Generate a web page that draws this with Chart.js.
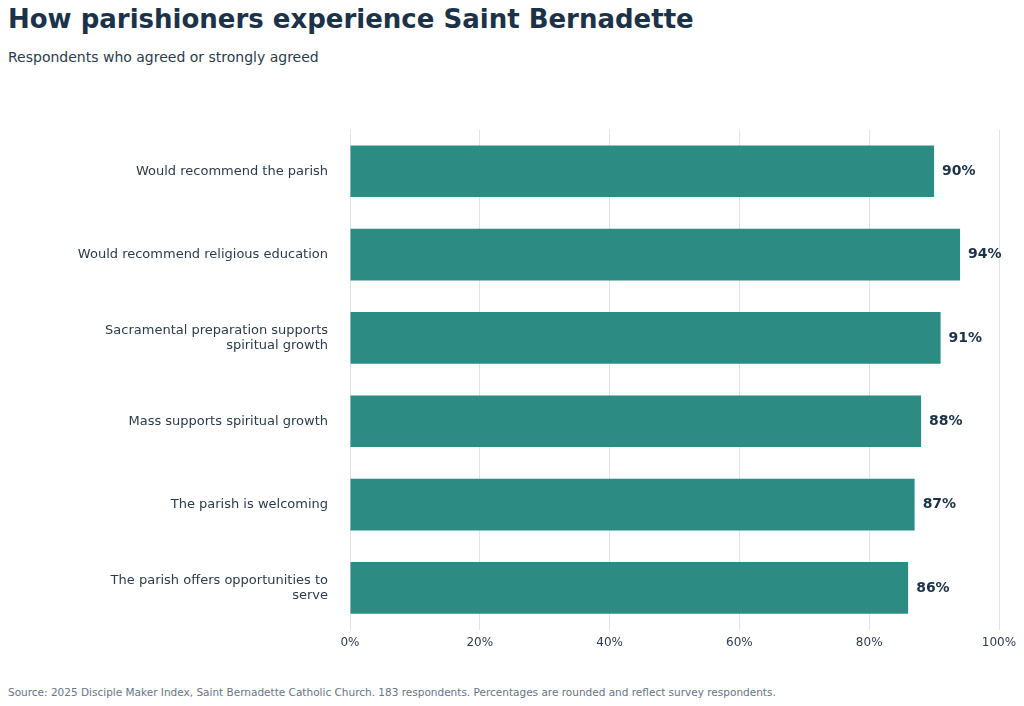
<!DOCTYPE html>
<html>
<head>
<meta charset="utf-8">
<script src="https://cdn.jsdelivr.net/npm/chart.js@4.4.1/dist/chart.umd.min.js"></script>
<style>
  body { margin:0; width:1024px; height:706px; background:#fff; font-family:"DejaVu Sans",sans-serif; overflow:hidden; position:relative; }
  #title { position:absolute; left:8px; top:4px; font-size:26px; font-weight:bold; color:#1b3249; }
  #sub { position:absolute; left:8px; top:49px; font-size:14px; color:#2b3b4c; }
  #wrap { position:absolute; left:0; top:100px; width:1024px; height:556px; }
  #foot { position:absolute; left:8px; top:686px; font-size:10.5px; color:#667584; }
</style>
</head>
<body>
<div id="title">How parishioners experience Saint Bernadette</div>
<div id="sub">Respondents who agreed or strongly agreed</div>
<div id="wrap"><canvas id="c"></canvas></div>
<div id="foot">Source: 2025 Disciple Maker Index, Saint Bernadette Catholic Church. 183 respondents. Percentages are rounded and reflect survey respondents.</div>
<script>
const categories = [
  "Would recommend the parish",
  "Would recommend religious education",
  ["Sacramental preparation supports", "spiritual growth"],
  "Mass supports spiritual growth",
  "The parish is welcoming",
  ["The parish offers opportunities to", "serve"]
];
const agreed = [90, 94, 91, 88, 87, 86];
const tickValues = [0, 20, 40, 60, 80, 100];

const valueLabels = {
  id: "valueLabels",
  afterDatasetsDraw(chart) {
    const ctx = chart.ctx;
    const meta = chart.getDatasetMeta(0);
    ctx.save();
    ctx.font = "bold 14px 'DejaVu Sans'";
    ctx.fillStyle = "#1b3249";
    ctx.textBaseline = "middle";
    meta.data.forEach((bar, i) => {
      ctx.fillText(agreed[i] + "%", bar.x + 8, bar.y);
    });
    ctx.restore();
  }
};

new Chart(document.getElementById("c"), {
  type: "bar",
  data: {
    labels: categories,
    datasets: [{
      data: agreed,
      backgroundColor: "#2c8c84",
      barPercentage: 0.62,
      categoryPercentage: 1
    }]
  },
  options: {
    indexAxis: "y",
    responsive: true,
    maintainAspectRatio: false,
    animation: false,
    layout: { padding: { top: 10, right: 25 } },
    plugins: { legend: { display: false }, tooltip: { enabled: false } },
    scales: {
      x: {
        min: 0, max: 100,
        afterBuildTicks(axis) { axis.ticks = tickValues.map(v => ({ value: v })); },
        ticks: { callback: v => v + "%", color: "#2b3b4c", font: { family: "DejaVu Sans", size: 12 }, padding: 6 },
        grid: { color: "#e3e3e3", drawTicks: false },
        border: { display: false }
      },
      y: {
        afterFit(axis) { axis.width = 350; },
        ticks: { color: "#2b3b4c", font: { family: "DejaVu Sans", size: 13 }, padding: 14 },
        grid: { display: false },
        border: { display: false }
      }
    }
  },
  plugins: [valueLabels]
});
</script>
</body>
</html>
---
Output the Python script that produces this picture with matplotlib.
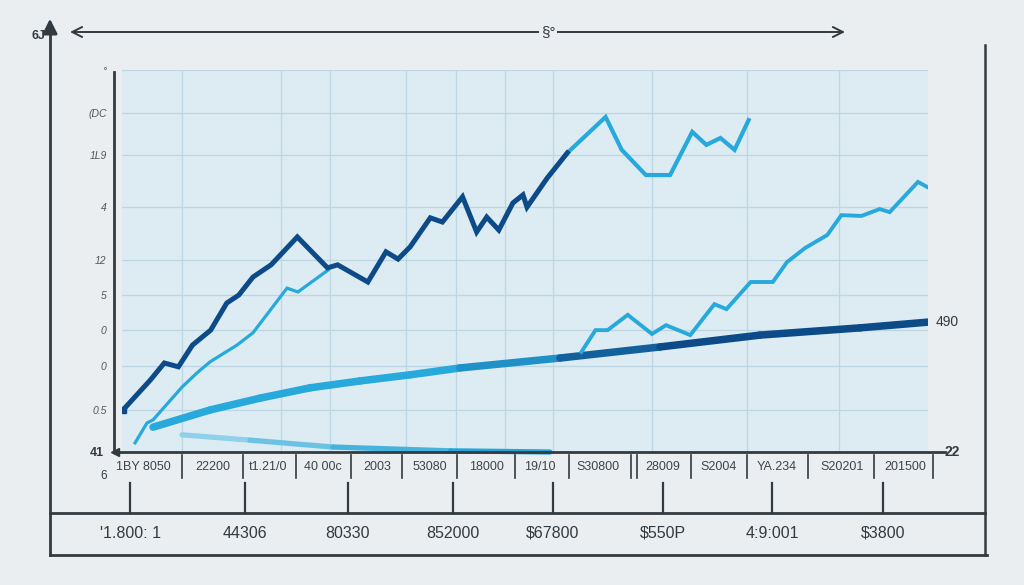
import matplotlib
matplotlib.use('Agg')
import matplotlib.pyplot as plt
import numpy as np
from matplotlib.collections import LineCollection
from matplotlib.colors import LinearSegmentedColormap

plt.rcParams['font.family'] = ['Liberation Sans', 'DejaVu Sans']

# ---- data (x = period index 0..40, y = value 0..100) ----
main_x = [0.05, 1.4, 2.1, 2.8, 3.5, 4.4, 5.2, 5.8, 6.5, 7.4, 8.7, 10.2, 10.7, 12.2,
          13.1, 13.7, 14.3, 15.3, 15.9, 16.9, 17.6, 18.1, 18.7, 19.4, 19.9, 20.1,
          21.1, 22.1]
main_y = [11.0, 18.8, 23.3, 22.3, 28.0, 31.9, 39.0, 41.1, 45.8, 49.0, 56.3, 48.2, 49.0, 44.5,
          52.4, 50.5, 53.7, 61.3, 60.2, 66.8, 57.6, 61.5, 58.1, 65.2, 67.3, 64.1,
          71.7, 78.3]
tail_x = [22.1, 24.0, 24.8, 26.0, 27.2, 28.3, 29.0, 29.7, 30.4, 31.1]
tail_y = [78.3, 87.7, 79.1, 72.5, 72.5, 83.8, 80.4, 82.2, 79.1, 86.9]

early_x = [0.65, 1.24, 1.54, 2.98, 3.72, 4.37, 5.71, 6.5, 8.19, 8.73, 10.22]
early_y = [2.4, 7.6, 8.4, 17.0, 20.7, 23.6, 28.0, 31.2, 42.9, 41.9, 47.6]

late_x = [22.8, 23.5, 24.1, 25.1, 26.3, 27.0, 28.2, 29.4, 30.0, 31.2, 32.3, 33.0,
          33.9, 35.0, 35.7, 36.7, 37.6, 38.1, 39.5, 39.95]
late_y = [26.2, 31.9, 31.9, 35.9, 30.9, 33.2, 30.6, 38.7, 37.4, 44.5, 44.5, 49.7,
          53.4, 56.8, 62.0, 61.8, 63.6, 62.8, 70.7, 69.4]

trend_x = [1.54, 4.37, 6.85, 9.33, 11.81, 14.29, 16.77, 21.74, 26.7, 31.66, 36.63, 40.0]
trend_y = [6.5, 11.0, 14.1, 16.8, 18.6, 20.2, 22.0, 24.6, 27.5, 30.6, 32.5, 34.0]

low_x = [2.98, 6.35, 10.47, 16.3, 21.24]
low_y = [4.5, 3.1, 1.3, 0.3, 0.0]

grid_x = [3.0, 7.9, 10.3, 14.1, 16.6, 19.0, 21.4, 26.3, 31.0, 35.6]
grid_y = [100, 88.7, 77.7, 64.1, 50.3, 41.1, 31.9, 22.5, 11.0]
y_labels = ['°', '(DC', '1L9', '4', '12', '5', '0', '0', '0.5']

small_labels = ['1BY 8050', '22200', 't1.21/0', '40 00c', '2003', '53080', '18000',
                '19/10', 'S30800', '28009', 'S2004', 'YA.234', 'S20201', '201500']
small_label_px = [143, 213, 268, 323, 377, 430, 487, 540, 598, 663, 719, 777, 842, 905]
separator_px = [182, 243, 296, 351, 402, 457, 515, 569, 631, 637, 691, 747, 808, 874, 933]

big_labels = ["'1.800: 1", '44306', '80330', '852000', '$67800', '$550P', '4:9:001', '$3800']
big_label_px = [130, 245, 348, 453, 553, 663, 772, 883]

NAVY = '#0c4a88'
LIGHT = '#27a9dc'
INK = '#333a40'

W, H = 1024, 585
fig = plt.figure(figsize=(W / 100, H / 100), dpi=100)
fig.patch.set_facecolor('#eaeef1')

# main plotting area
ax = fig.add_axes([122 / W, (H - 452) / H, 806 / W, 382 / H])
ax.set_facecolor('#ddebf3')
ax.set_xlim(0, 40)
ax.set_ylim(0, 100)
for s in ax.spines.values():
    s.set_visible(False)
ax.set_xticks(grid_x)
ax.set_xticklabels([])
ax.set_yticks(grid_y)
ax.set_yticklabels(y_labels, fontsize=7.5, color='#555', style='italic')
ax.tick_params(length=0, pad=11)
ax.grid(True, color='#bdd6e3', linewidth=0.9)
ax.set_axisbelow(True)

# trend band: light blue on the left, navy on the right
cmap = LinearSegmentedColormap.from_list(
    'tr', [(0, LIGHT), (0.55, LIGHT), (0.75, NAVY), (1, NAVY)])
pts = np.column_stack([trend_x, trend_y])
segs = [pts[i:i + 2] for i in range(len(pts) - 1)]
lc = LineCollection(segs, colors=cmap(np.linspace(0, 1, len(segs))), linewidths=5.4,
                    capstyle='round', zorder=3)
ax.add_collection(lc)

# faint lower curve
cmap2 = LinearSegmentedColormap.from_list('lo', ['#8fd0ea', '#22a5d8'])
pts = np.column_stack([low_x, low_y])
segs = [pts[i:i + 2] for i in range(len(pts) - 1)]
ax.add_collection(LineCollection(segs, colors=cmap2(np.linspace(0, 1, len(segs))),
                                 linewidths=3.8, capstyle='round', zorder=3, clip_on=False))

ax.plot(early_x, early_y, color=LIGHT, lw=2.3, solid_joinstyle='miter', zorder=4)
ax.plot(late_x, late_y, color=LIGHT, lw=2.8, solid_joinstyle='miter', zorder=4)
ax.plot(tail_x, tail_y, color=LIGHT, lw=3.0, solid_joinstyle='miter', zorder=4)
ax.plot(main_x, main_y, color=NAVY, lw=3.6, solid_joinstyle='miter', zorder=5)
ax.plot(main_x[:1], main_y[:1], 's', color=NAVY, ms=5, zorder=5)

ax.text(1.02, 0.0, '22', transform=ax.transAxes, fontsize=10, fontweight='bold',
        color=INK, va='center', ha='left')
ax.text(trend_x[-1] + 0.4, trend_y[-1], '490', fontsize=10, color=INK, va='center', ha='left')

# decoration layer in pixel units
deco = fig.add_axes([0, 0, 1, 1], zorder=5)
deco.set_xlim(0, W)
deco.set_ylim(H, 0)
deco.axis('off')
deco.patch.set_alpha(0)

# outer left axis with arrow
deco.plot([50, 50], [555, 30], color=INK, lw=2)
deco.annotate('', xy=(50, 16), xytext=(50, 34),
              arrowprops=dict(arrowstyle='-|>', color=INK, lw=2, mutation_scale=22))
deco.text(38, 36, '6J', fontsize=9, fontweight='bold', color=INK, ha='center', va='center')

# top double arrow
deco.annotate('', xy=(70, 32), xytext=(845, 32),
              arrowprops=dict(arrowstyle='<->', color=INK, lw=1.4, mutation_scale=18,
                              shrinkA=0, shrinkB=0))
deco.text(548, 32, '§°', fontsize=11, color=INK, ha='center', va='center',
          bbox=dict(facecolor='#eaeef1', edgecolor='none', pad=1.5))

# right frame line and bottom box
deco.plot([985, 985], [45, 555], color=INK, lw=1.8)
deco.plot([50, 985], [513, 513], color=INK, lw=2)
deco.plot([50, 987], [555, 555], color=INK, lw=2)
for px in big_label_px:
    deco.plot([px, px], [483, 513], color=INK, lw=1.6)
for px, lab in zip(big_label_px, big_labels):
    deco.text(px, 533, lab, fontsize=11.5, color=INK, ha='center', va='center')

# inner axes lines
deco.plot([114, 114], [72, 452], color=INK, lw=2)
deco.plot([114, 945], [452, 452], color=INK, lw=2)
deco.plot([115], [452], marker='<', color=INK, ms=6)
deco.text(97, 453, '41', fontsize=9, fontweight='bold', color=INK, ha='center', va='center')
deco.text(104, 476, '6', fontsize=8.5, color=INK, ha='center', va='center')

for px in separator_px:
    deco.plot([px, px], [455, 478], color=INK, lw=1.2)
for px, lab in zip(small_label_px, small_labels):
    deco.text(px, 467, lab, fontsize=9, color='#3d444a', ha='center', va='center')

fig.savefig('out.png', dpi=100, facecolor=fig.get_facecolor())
---
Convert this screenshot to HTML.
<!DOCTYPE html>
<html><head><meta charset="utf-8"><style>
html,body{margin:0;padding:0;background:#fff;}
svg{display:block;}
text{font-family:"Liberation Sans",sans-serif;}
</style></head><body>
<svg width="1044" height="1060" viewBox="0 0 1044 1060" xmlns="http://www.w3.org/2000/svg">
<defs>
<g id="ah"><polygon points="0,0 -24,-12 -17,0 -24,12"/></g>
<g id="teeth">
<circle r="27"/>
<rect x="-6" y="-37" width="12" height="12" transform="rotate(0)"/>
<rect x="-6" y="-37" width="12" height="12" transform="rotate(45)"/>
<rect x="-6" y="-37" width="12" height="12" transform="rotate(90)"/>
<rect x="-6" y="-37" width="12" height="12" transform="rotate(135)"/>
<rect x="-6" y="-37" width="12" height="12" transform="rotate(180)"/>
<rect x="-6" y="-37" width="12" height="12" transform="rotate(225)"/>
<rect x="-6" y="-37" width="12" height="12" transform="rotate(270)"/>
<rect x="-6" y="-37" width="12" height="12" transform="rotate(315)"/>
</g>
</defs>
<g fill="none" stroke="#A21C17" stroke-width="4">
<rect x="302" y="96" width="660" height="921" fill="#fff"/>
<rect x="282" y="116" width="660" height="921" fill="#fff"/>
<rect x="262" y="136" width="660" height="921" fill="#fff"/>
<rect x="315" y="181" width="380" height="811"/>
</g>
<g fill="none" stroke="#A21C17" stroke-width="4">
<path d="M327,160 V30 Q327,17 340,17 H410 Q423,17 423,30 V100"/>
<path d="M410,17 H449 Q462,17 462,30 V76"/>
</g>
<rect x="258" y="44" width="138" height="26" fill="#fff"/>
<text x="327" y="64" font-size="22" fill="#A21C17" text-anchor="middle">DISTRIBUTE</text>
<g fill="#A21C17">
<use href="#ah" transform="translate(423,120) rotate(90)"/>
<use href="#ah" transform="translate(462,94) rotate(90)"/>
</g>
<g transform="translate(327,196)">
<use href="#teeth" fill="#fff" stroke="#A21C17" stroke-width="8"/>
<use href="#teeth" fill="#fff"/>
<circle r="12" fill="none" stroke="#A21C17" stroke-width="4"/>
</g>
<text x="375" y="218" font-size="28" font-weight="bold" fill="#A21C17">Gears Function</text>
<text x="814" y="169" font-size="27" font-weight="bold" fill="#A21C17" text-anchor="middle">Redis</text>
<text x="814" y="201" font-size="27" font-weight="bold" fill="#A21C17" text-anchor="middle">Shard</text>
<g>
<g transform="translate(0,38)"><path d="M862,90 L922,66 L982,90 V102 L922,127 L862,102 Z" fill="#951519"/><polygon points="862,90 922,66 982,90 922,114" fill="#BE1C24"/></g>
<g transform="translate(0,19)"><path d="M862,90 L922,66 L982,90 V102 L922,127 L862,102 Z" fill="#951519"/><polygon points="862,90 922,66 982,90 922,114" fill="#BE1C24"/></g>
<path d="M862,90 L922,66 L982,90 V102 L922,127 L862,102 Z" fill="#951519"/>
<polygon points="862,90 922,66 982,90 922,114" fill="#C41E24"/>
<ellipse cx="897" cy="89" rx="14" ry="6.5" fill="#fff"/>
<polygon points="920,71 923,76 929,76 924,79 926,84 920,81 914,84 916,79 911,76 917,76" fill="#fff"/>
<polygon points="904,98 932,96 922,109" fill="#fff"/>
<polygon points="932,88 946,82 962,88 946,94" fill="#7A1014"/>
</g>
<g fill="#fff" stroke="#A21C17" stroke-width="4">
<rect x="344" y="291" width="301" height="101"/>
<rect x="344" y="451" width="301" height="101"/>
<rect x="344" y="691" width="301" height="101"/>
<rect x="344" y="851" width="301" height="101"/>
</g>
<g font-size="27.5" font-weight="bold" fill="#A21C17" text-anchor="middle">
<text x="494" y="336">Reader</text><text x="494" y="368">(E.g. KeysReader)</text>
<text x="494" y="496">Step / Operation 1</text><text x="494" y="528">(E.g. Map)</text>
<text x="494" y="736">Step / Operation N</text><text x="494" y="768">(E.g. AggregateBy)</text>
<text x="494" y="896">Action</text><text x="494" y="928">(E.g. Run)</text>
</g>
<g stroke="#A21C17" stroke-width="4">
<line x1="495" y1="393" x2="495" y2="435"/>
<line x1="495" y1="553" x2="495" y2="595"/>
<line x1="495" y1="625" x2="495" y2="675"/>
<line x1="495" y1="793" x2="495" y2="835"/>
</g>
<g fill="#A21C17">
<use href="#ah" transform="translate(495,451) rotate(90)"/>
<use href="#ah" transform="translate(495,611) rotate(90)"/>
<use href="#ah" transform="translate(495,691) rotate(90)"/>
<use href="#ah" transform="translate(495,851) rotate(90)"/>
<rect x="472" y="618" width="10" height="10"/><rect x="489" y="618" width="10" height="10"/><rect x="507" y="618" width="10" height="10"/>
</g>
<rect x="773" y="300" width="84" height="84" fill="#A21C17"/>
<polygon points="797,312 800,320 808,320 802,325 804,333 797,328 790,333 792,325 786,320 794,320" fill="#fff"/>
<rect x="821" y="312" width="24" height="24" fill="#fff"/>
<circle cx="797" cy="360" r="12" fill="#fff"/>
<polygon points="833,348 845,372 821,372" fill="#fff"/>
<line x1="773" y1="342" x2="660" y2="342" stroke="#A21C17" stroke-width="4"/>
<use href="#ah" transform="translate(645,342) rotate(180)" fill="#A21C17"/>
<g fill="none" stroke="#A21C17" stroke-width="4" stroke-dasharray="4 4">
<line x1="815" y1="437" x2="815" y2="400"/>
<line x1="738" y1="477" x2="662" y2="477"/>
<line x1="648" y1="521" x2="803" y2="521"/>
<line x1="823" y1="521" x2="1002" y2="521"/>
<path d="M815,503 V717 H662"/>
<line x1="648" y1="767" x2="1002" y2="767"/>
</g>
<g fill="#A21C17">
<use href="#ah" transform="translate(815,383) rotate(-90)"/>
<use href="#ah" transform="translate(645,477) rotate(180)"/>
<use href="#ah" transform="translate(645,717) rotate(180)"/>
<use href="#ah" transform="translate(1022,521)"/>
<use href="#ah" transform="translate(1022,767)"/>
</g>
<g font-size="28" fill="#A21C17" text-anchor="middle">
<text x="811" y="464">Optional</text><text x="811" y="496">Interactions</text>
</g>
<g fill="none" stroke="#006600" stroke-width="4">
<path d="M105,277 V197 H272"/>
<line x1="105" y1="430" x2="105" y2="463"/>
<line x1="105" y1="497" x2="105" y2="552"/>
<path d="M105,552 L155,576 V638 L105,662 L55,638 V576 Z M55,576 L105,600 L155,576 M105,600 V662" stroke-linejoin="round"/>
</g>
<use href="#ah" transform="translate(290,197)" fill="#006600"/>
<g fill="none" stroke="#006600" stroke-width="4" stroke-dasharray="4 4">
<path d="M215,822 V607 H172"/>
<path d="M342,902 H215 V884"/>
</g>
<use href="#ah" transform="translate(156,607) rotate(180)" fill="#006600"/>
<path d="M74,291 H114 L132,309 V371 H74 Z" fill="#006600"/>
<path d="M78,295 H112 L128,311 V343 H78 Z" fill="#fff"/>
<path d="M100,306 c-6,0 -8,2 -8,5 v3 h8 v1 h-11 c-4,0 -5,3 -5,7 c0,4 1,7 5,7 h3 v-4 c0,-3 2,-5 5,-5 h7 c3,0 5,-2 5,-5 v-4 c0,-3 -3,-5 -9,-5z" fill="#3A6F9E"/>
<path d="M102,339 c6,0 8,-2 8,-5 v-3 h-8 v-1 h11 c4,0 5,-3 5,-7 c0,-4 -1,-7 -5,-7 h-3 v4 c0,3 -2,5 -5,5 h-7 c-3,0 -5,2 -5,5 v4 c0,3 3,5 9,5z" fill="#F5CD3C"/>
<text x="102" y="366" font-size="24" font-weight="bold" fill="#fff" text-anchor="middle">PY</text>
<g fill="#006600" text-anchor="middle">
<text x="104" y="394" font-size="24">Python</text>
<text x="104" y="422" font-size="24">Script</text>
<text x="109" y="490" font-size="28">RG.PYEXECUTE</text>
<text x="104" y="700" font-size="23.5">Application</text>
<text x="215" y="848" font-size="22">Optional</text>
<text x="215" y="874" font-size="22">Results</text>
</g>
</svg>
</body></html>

SET TASK
Transcribe only the lines above that start at the line containing "Output the Python" and end at the line containing "plt.rcParams['font.family'] = ['Liberation". Omit pictures.

SOLUTION TO THE PROBLEM
Output the Python script that produces this picture with matplotlib.
import matplotlib
matplotlib.use('Agg')
import matplotlib.pyplot as plt
import numpy as np
from matplotlib.collections import LineCollection
from matplotlib.colors import LinearSegmentedColormap

plt.rcParams['font.family'] = ['Liberation Sans', 'DejaVu Sans']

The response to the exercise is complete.